[Vox Méridional] Accords franco-algériens : une adoption symbolique qui résonne jusqu’à Marseille

30 octobre 2025, par 185 voix contre 184, l’Assemblée nationale a adopté ce jeudi une proposition de résolution du Rassemblement national visant à « dénoncer » les accords franco-algériens du 27 décembre 1968, qui encadrent depuis plus d’un demi-siècle la circulation, le séjour et l’emploi des ressortissants algériens en France. Un texte avant tout symbolique, sans effet juridique immédiat, mais qui constitue la première victoire parlementaire du groupe dirigé par Marine Le Pen, acquise grâce à quelques ralliements venus d’autres bancs.


Un symbole politique fort, un contexte explosif

Cette adoption survient dans un climat diplomatique déjà fragile entre Paris et Alger. Si de nombreux responsables politiques, y compris au sein de la majorité, reconnaissent la nécessité d’une révision ou d’une actualisation des accords, la démarche du RN portée par un discours de « rupture » soulève autant d’applaudissements que d’inquiétudes.
Car les accords de 1968, signés à une époque où la France et l’Algérie cherchaient à reconstruire un lien post-colonial, ont longtemps constitué un socle de coopération et de reconnaissance mutuelle. Leur remise en question, même symbolique, interroge : faut-il y voir un simple signal politique ou le prélude à un changement plus profond dans les relations bilatérales ?

Marseille, au cœur d’une histoire partagée.
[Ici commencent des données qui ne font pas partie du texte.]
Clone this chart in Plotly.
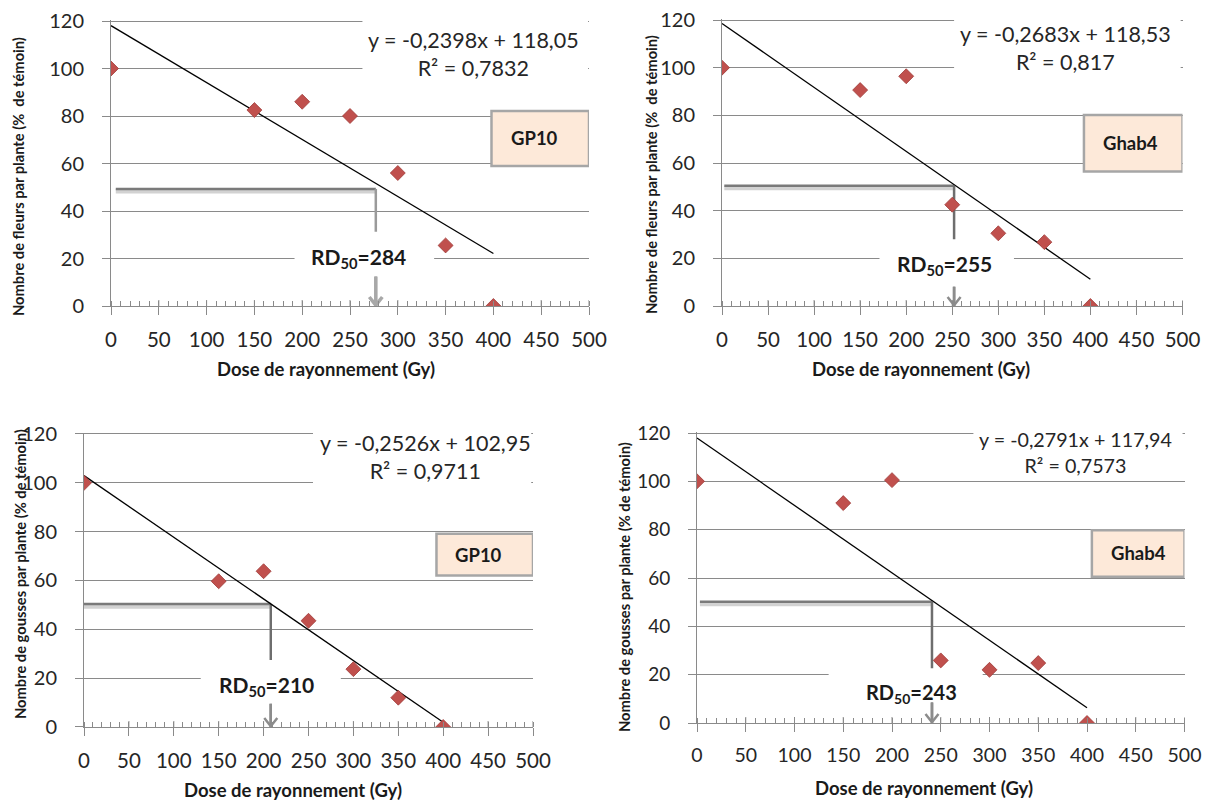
import plotly.graph_objects as go

# ---------------- data ----------------
doses = [0, 150, 200, 250, 300, 350, 400]
fleurs_gp10 = [100, 82.5, 86, 80, 56, 25.5, 0]
fleurs_ghab4 = [100, 90.6, 96.4, 42.5, 30.5, 26.8, 0]
gousses_gp10 = [100, 59.7, 63.8, 43.5, 23.7, 12, 0]
gousses_ghab4 = [100, 91, 100.5, 25.9, 22, 24.8, 0]
series = [fleurs_gp10, fleurs_ghab4, gousses_gp10, gousses_ghab4]

slopes = [-0.2398, -0.2683, -0.2526, -0.2791]
intercepts = [118.05, 118.53, 102.95, 117.94]
eq_labels = ["y = -0,2398x + 118,05", "y = -0,2683x + 118,53",
             "y = -0,2526x + 102,95", "y = -0,2791x + 117,94"]
r2_labels = ["0,7832", "0,817", "0,9711", "0,7573"]
rd50 = [284, 255, 210, 243]
genotypes = ["GP10", "Ghab4", "GP10", "Ghab4"]
trend_x = [0, 400]

y_titles = ["Nombre de fleurs par plante (%  de témoin)",
            "Nombre de fleurs par plante (%  de témoin)",
            "Nombre de gousses par plante (% de témoin)",
            "Nombre de gousses par plante (% de témoin)"]
x_title = "Dose de rayonnement (Gy)"
x_ticks = [0, 50, 100, 150, 200, 250, 300, 350, 400, 450, 500]
y_ticks = [0, 20, 40, 60, 80, 100, 120]

# ---------------- layout geometry ----------------
W, H = 1213, 801
OFF = 8            # page body margin of the html output
FONT = "Lato"
GRID = "#8a8a8a"
RED = "#C0504D"
X_RANGE = (0, 500)
Y_MAX_TICK = 120
Y_PAD = 0.6        # small headroom so the top gridline is kept


def px_x(p):
    return (p - OFF) / W


def px_y(p):
    return 1 - (p - OFF) / H


# plot frames in screen pixels: (left, right, y=120 line, y=0 line)
frames = [(111, 589, 21, 306), (722, 1182.5, 20, 306),
          (84, 533, 434, 727), (697, 1184.5, 433, 723)]
# axis titles (screen pixels)
xt_pos = [(326, 369), (921, 369), (293, 790), (924, 788)]
yt_pos = [(18, 177), (651, 175), (20, 574), (624, 587)]
# font sizes per panel: (ticks, equation, RD label)
fsz = [(20.5, 21.5, 21), (20.5, 21.5, 21), (20.5, 21.5, 21), (19.5, 19.7, 20)]

# per-panel decoration layout (data units)
deco = [
    dict(eq=(379, 106.2), eqmask=(263, 499, 90, 121), box=(398, 500, 59, 82.1),
         boxtxt=(443, 70.6), rdmask=(192, 338, 12.4, 31.3), rdtxt=(259, 20.1),
         hline=(5, 277, 49.3), vcol="#9a9a9a", arrow_top=12.4, arrow_w=3.5,
         arrow_c="#a8a8a8"),
    dict(eq=(373, 108.3), eqmask=(252, 498, 90, 121), box=(393, 500, 56.4, 80.1),
         boxtxt=(443.5, 68.3), rdmask=(171, 317, 8.1, 28), rdtxt=(241.5, 17.2),
         hline=(2.5, 252, 50.5), vcol="#6e6e6e", arrow_top=8.1, arrow_w=2.5,
         arrow_c="#8c8c8c"),
    dict(eq=(380, 110.5), eqmask=(255, 498, 88, 121), box=(392.5, 500, 62, 79.1),
         boxtxt=(439, 70.5), rdmask=(130, 286, 9.5, 27.4), rdtxt=(203, 16.9),
         hline=(0, 208, 50.4), vcol="#6e6e6e", arrow_top=9.5, arrow_w=2.5,
         arrow_c="#8c8c8c"),
    dict(eq=(388, 112.0), eqmask=(283.5, 498, 110, 121), box=(405, 500, 60.5, 79.8),
         boxtxt=(453, 70.2), rdmask=(135, 293, 8.5, 22.7), rdtxt=(220.5, 12.4),
         hline=(3, 241, 50.2), vcol="#6e6e6e", arrow_top=8.5, arrow_w=2.5,
         arrow_c="#8c8c8c"),
]

fig = go.Figure()
shapes = []
annotations = []

for i in range(4):
    n = i + 1
    xs = "x" if n == 1 else f"x{n}"
    ys = "y" if n == 1 else f"y{n}"
    xa = "xaxis" if n == 1 else f"xaxis{n}"
    ya = "yaxis" if n == 1 else f"yaxis{n}"
    l, r, t, b = frames[i]
    tick_fs, eq_fs, rd_fs = fsz[i]
    # pixel -> data unit factors
    ux = (X_RANGE[1] - X_RANGE[0]) / (r - l)
    uy = Y_MAX_TICK / (b - t)
    t_dom = t - Y_PAD / uy

    # trend line
    fig.add_trace(go.Scatter(
        x=trend_x, y=[slopes[i] * v + intercepts[i] for v in trend_x],
        mode="lines", line=dict(color="black", width=1.3),
        xaxis=xs, yaxis=ys, hoverinfo="skip"))
    # data points
    fig.add_trace(go.Scatter(
        x=doses, y=series[i], mode="markers",
        marker=dict(symbol="diamond", size=11.5, color=RED,
                    line=dict(color="#9E3B38", width=0.8)),
        xaxis=xs, yaxis=ys))

    fig.layout[xa] = dict(
        domain=[px_x(l), px_x(r)], anchor=ys, range=list(X_RANGE),
        automargin=False, ticklabeloverflow="allow",
        tickvals=x_ticks, ticktext=[str(v) for v in x_ticks],
        ticks="outside", ticklen=8, tickwidth=1, tickcolor=GRID,
        showline=True, linecolor=GRID, linewidth=1, showgrid=False,
        zeroline=False, ticklabelstandoff=7,
        minor=dict(ticks="inside", ticklen=5, dtick=10, tickcolor=GRID,
                   tickwidth=1, showgrid=False),
        tickfont=dict(family=FONT, size=tick_fs, color="#262626"),
        fixedrange=True)
    fig.layout[ya] = dict(
        domain=[px_y(b), px_y(t_dom)], anchor=xs, range=[0, Y_MAX_TICK + Y_PAD],
        automargin=False, ticklabeloverflow="allow",
        tickvals=y_ticks, ticktext=[str(v) for v in y_ticks],
        ticks="outside", ticklen=8, tickwidth=1,
        tickcolor=GRID, showline=True, linecolor=GRID, linewidth=1,
        showgrid=True, gridcolor=GRID, gridwidth=1, zeroline=False,
        ticklabelstandoff=14,
        tickfont=dict(family=FONT, size=tick_fs - 0.5, color="#262626"),
        fixedrange=True)

    # inner half of the "cross" major ticks on the x axis
    for v in x_ticks[1:]:
        shapes.append(dict(type="line", xref=xs, yref=ys, x0=v, x1=v,
                           y0=0, y1=6 * uy, layer="between",
                           line=dict(color=GRID, width=1)))

    d = deco[i]
    x0h, x1h, yh = d["hline"]
    # RD50 guide lines (shadow + line)
    shapes.append(dict(type="line", xref=xs, yref=ys, x0=x0h, x1=x1h,
                       y0=yh - 1.0, y1=yh - 1.0, layer="between",
                       line=dict(color="#d2d2d2", width=4.5)))
    shapes.append(dict(type="line", xref=xs, yref=ys, x0=x0h, x1=x1h,
                       y0=yh, y1=yh, layer="between",
                       line=dict(color="#7a7a7a", width=2.5)))
    shapes.append(dict(type="line", xref=xs, yref=ys, x0=x1h, x1=x1h,
                       y0=yh, y1=0, layer="between",
                       line=dict(color=d["vcol"], width=2.5)))
    # white masks behind texts (hide gridlines only)
    mx0, mx1, my0, my1 = d["eqmask"]
    shapes.append(dict(type="rect", xref=xs, yref=ys, x0=mx0, x1=mx1,
                       y0=my0, y1=min(my1, Y_MAX_TICK + Y_PAD), layer="between",
                       fillcolor="white", line=dict(width=0)))
    mx0, mx1, my0, my1 = d["rdmask"]
    shapes.append(dict(type="rect", xref=xs, yref=ys, x0=mx0, x1=mx1,
                       y0=my0, y1=my1, layer="between",
                       fillcolor="white", line=dict(width=0)))
    # arrow (shaft + open chevron head)
    shapes.append(dict(type="line", xref=xs, yref=ys, x0=x1h, x1=x1h,
                       y0=d["arrow_top"], y1=0.6 * uy, layer="between",
                       line=dict(color=d["arrow_c"], width=d["arrow_w"])))
    hw, hh = 6.5 * ux, 9 * uy
    shapes.append(dict(
        type="path", xref=xs, yref=ys, layer="between",
        path=(f"M {x1h - hw},{hh} L {x1h},{0.8 * uy} L {x1h + hw},{hh}"),
        line=dict(color=d["arrow_c"], width=d["arrow_w"])))
    # genotype box
    bx0, bx1, by0, by1 = d["box"]
    shapes.append(dict(type="rect", xref=xs, yref=ys, x0=bx0, x1=bx1,
                       y0=by0, y1=by1, layer="between",
                       fillcolor="#FDE9D9", line=dict(color="#A6A6A6", width=2.5)))

    # texts
    annotations.append(dict(
        xref=xs, yref=ys, x=d["eq"][0], y=d["eq"][1], showarrow=False,
        text=f"{eq_labels[i]}<br>R² = {r2_labels[i]}",
        font=dict(family=FONT, size=eq_fs, color="#262626"),
        xanchor="center", yanchor="middle", align="center"))
    annotations.append(dict(
        xref=xs, yref=ys, x=d["boxtxt"][0], y=d["boxtxt"][1], showarrow=False,
        text=f"<b>{genotypes[i]}</b>",
        font=dict(family=FONT, size=18.5, color="#1a1a1a"),
        xanchor="center", yanchor="middle"))
    annotations.append(dict(
        xref=xs, yref=ys, x=d["rdtxt"][0], y=d["rdtxt"][1], showarrow=False,
        text=f"<b>RD<sub>50</sub>={rd50[i]}</b>",
        font=dict(family=FONT, size=rd_fs, color="#1a1a1a"),
        xanchor="center", yanchor="middle"))

    # axis titles
    annotations.append(dict(
        xref="paper", yref="paper", x=px_x(xt_pos[i][0]), y=px_y(xt_pos[i][1]),
        text=f"<b>{x_title}</b>", showarrow=False,
        font=dict(family=FONT, size=18.5, color="#1a1a1a"),
        xanchor="center", yanchor="middle"))
    annotations.append(dict(
        xref="paper", yref="paper", x=px_x(yt_pos[i][0]), y=px_y(yt_pos[i][1]),
        text=f"<b>{y_titles[i]}</b>", showarrow=False, textangle=-90,
        font=dict(family=FONT, size=14.7, color="#1a1a1a"),
        xanchor="center", yanchor="middle"))

fig.update_layout(
    width=W, height=H, margin=dict(l=0, r=0, t=0, b=0, autoexpand=False),
    paper_bgcolor="white", plot_bgcolor="white", showlegend=False,
    shapes=shapes, annotations=annotations)

fig.write_html("out.html")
La cité phocéenne entretient avec l’Algérie des liens humains, économiques et culturels indissolubles. Des milliers de familles, de part et d’autre de la Méditerranée, partagent ici une histoire commune, faite de mémoire, de labeur et d’attachement à deux rives. Remettre en cause, même symboliquement, le cadre juridique issu de 1968 revient donc à toucher un équilibre sensible. Beaucoup de marseillais d’origine algérienne où pas, voient dans ces accords non pas un privilège, mais une reconnaissance historique. D’autres, au contraire, estiment qu’ils ne correspondent plus à la réalité contemporaine des flux migratoires et appellent à une mise à jour équitable, respectueuse des deux nations.

Entre mémoire et avenir

S’il est vrai que la révision des accords était depuis longtemps évoquée et même consentie par les deux parties, le contexte politique actuel, marqué par les crispations identitaires et les tensions diplomatiques, liées à l’incarcération de l’écrivain franco algérien Boualem Sansal rend cette question d’autant plus délicate.
La France et l’Algérie, plus que jamais, ont besoin de dialogue et de lucidité, loin des postures et des symboles électoraux. Pour Marseille, ville-monde, porte ouverte sur la Méditerranée, cette actualité rappelle combien son identité demeure liée à cette histoire commune complexe, douloureuse parfois, mais aussi féconde et indissociable de son âme.